◆ Written task
Copy, exactly as written, the lines that begin at the one containing "Emit a Python script that matches this image, drawn with seaborn" and end at the one containing "fig = plt.figure(figsize=(W". Skip any pictures in the data below.

◆ Information shown
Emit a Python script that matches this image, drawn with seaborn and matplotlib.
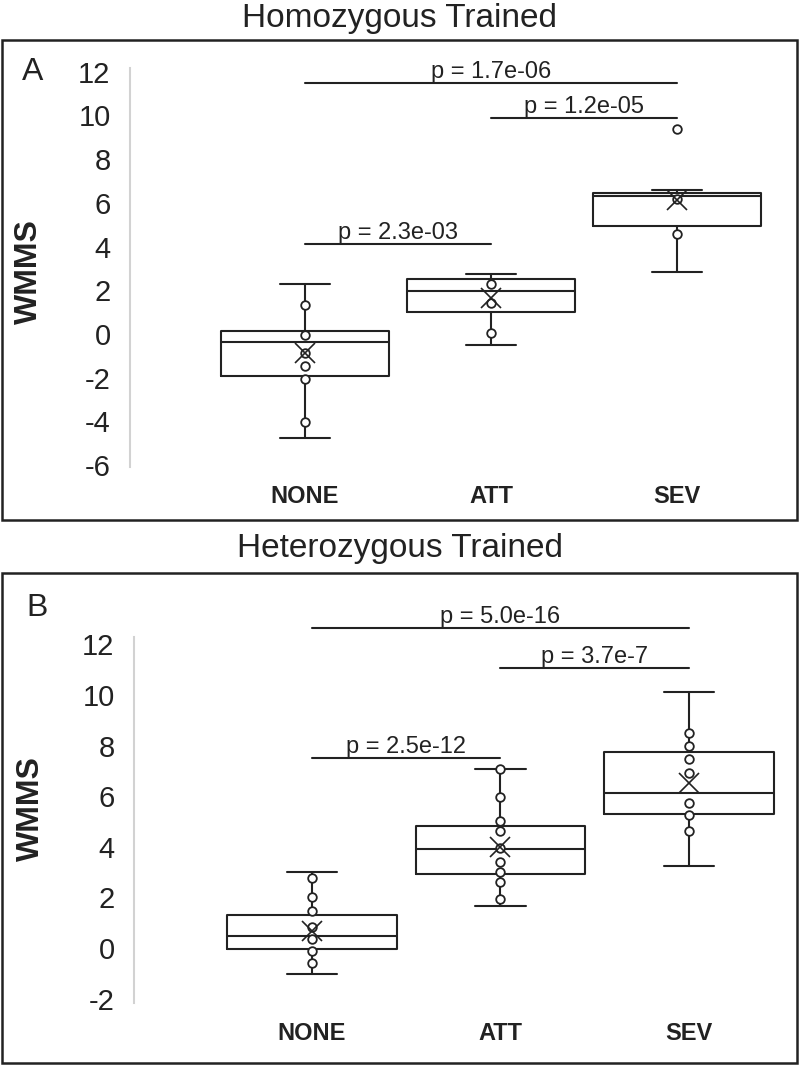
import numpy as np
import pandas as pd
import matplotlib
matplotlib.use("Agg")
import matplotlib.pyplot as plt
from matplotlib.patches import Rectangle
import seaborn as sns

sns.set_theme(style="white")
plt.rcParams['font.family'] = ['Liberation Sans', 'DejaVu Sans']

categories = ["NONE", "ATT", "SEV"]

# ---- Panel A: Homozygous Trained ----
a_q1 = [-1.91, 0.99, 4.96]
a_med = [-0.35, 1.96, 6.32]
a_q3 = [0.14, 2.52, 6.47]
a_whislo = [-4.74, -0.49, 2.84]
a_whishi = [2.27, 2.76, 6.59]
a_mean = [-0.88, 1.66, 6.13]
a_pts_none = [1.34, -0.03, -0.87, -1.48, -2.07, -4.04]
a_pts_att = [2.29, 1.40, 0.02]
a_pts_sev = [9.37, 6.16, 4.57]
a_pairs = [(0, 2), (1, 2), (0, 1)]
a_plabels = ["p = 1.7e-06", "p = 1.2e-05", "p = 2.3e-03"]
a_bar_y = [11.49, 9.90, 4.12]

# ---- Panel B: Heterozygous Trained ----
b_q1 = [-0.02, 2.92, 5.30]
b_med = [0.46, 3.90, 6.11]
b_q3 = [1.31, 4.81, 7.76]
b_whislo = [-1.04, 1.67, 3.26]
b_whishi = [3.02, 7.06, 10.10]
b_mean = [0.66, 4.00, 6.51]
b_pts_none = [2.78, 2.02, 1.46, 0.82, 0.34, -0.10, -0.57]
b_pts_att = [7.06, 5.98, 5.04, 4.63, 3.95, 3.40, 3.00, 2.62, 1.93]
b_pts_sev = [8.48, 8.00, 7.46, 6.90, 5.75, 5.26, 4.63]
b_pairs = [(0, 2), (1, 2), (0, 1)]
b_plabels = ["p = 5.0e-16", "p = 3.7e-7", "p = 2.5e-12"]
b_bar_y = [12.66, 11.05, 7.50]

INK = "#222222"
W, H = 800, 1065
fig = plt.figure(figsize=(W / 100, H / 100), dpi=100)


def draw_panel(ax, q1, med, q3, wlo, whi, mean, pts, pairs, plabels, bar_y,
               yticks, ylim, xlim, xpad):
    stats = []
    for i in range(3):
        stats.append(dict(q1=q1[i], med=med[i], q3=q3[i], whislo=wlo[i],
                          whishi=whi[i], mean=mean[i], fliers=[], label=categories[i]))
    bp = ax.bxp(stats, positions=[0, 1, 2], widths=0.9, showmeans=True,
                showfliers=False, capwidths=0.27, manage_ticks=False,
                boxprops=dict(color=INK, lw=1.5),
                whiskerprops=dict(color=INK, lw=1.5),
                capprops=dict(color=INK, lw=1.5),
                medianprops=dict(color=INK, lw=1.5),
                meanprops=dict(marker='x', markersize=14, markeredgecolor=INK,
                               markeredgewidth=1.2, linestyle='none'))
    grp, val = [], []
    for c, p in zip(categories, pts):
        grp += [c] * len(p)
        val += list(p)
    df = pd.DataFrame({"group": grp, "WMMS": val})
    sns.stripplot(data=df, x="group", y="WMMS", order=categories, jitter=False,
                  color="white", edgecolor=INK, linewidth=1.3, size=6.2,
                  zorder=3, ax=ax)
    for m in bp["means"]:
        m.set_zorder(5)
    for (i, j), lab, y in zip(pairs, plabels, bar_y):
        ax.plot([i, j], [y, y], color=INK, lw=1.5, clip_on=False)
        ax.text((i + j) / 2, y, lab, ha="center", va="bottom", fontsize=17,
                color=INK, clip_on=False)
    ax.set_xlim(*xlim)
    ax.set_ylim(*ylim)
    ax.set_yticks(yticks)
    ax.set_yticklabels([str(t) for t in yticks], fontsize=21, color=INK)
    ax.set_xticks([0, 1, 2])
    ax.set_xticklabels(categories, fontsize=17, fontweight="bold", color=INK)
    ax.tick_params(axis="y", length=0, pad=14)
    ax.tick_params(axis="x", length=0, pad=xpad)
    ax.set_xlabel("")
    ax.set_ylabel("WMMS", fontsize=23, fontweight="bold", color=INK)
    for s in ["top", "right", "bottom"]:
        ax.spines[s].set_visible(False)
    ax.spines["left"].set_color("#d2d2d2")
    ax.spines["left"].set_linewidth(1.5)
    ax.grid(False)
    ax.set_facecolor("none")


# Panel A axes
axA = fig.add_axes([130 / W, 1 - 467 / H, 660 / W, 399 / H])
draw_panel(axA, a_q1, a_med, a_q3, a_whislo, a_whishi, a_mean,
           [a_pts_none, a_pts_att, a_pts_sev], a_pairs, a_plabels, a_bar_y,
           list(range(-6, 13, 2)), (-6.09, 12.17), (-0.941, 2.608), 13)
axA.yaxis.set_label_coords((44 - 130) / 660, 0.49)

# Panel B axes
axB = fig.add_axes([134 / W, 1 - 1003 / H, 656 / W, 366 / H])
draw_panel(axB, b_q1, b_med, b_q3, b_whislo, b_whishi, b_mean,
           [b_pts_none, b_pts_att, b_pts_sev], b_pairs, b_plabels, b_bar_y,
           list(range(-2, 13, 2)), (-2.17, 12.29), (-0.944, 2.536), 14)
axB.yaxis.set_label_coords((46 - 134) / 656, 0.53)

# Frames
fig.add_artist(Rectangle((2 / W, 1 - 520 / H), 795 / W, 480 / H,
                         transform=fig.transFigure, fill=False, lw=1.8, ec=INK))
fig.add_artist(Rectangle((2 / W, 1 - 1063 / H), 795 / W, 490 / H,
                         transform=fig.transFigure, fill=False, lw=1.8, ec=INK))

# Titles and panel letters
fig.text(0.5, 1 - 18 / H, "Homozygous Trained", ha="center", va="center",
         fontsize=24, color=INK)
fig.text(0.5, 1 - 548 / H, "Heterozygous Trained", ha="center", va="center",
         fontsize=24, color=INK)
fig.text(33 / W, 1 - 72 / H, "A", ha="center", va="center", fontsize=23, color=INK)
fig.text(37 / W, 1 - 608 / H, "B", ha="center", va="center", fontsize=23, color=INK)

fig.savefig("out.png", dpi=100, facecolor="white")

--

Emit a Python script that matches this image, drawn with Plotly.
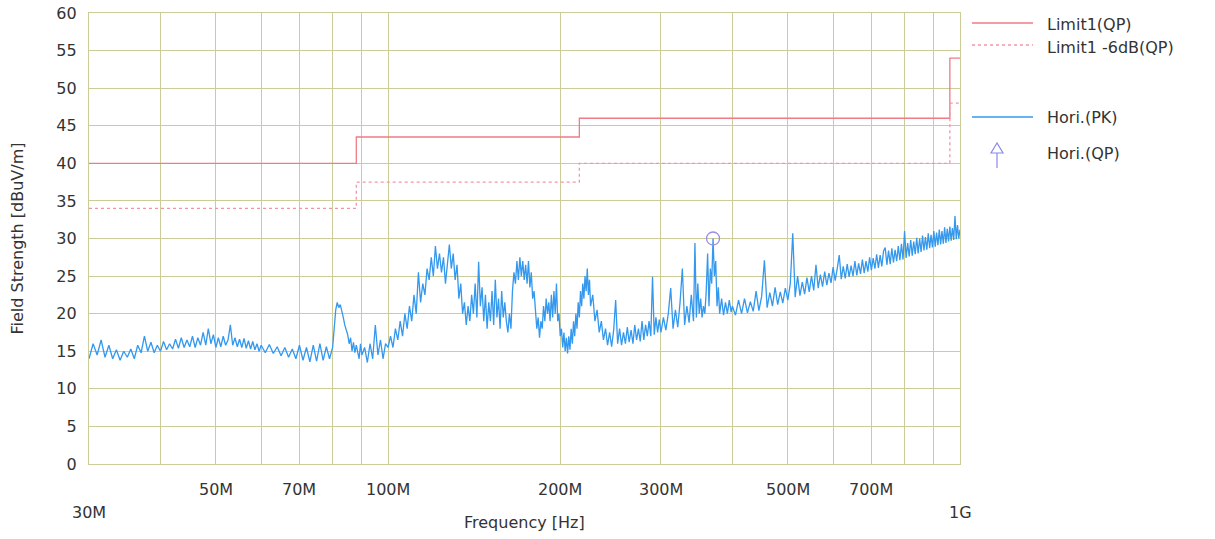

◆ Right answer
Emit a Python script that matches this image, drawn with seaborn and matplotlib.
import numpy as np
import pandas as pd
import matplotlib
matplotlib.use("Agg")
import matplotlib.pyplot as plt
from matplotlib.patches import Rectangle
import seaborn as sns

sns.set_theme(style="white")
plt.rcParams['font.family'] = ['Liberation Sans', 'DejaVu Sans']

categories = ["NONE", "ATT", "SEV"]

# ---- Panel A: Homozygous Trained ----
a_q1 = [-1.91, 0.99, 4.96]
a_med = [-0.35, 1.96, 6.32]
a_q3 = [0.14, 2.52, 6.47]
a_whislo = [-4.74, -0.49, 2.84]
a_whishi = [2.27, 2.76, 6.59]
a_mean = [-0.88, 1.66, 6.13]
a_pts_none = [1.34, -0.03, -0.87, -1.48, -2.07, -4.04]
a_pts_att = [2.29, 1.40, 0.02]
a_pts_sev = [9.37, 6.16, 4.57]
a_pairs = [(0, 2), (1, 2), (0, 1)]
a_plabels = ["p = 1.7e-06", "p = 1.2e-05", "p = 2.3e-03"]
a_bar_y = [11.49, 9.90, 4.12]

# ---- Panel B: Heterozygous Trained ----
b_q1 = [-0.02, 2.92, 5.30]
b_med = [0.46, 3.90, 6.11]
b_q3 = [1.31, 4.81, 7.76]
b_whislo = [-1.04, 1.67, 3.26]
b_whishi = [3.02, 7.06, 10.10]
b_mean = [0.66, 4.00, 6.51]
b_pts_none = [2.78, 2.02, 1.46, 0.82, 0.34, -0.10, -0.57]
b_pts_att = [7.06, 5.98, 5.04, 4.63, 3.95, 3.40, 3.00, 2.62, 1.93]
b_pts_sev = [8.48, 8.00, 7.46, 6.90, 5.75, 5.26, 4.63]
b_pairs = [(0, 2), (1, 2), (0, 1)]
b_plabels = ["p = 5.0e-16", "p = 3.7e-7", "p = 2.5e-12"]
b_bar_y = [12.66, 11.05, 7.50]

INK = "#222222"
W, H = 800, 1065
fig = plt.figure(figsize=(W / 100, H / 100), dpi=100)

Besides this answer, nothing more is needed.